On 5/04/23 06:37, Mouse wrote:
I have a thing I've been using for years now, passing IPv4 packets
around, using tun interfaces to get packets into and out of the kernel
networking stack.

But now I want to add support for IPv6.

At first I just added the code to userland and it simply didn't work; I
never got any packets out of the tun device.  Adding debugging printfs
to ip6_output(), I discovered that the problem was that the tun device
was configured as IFF_BROADCAST but not IFF_MULTICAST.  So I added
that, and now I'm getting packets, but they're addressed to a multicast
address, ff02:3::1:ff02:2, not the address userland is sending to.


That might just be your system trying to find its default route.

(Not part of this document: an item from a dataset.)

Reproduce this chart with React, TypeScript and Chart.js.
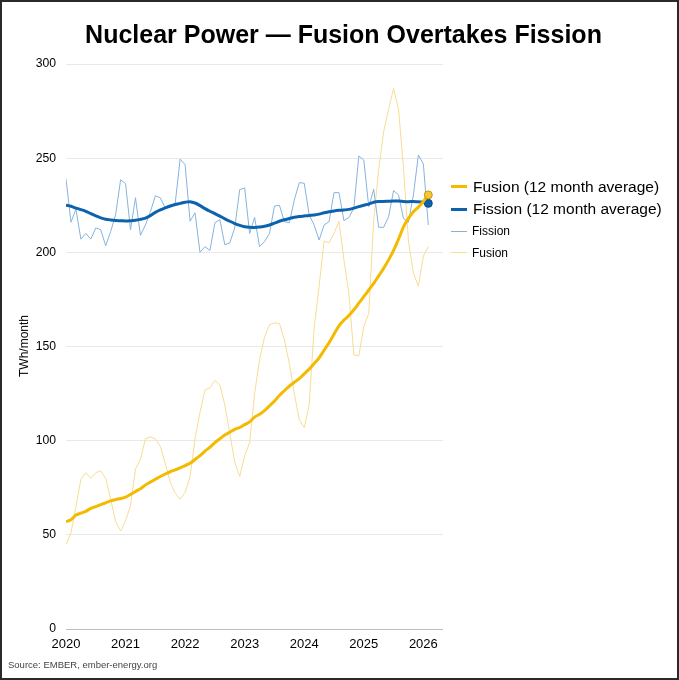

I did a quick check locally running tcpdump on one of my systems while making a connection to a non-existent IP address (to mkae sure ND gets exercise). I ran "ssh 2406:1e00:b410:3501:21e:67ff:fea4:f090" where that IP address is an unused address on my local LAN. Tcpdump said to me


	08:55:24.469105 IP6 2406:1e00:b410:3501:21e:67ff:fea4:f008 >
	ff02::1:ffa4:f090: ICMP6, neighbor solicitation, who has
	2406:1e00:b410:3501:21e:67ff:fea4:f090, length 32

We can see that the multicast destination address is related to the neighbour destination address. I suspect that NetBSD is using the bottom end of the address to keep track of multiple ND requests.

If that's the case, then requests to ff02:3::1:ff02:2 could well be the kernel trying to find all local routers.

What does tcpdump say is inside the ND request?